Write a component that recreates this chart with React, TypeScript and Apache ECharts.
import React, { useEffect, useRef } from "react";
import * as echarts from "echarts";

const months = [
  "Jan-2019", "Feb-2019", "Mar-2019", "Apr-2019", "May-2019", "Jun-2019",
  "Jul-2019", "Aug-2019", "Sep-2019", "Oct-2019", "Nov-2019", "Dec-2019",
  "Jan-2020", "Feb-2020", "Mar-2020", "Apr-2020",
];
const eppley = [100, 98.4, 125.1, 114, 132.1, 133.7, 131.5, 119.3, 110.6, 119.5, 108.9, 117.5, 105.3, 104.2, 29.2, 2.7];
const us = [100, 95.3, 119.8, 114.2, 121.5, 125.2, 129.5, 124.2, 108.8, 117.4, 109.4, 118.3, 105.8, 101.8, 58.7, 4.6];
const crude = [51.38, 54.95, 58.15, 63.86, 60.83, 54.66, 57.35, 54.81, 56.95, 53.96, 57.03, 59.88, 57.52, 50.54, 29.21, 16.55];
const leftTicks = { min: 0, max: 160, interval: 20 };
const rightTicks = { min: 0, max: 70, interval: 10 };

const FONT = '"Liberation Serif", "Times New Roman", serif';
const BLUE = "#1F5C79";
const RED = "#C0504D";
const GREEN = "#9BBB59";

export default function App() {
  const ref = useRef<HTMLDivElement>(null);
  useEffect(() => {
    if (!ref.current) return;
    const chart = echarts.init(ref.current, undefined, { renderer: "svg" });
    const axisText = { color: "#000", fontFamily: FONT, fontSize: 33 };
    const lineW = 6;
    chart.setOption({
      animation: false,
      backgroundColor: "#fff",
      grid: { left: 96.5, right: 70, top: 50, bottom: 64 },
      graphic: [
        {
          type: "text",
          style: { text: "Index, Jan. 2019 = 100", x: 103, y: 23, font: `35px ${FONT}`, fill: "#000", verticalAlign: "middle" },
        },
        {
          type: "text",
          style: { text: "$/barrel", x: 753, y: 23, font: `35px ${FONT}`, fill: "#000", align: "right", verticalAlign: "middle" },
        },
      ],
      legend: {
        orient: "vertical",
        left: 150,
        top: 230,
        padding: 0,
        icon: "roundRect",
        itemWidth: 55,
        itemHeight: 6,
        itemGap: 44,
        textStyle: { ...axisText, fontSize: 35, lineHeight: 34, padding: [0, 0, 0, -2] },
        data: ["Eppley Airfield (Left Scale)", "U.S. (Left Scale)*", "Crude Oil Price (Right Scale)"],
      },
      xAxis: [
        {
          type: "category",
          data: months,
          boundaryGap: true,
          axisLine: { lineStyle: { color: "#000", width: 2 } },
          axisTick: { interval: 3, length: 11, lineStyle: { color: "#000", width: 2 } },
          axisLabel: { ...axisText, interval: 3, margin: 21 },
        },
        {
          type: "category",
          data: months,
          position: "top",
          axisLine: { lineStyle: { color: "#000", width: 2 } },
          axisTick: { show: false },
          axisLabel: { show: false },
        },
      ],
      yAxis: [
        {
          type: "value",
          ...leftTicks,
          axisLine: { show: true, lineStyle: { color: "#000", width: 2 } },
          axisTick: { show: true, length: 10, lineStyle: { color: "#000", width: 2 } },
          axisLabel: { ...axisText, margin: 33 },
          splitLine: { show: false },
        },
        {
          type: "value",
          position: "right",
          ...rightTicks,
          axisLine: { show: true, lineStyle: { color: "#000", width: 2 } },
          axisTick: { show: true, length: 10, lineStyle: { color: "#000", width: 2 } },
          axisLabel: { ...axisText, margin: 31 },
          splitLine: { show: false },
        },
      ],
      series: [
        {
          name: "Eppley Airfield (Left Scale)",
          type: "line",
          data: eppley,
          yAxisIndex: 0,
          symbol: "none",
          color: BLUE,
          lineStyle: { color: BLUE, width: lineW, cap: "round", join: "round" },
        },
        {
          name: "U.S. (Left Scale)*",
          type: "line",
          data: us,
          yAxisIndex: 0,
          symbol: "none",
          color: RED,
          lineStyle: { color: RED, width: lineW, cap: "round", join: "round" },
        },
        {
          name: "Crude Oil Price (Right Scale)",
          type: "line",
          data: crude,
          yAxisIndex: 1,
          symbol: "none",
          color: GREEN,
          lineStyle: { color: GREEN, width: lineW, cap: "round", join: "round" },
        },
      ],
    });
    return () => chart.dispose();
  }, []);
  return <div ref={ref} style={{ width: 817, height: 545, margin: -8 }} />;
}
━━━━━━━━━━━━━━━━━━━━
▶ **Problem to work on**:
Scan the material above for the string "React" and return the lines that hold it.

▶ **Full response**:
Write a component that recreates this chart with React, TypeScript and Apache ECharts.
import React, { useEffect, useRef } from "react";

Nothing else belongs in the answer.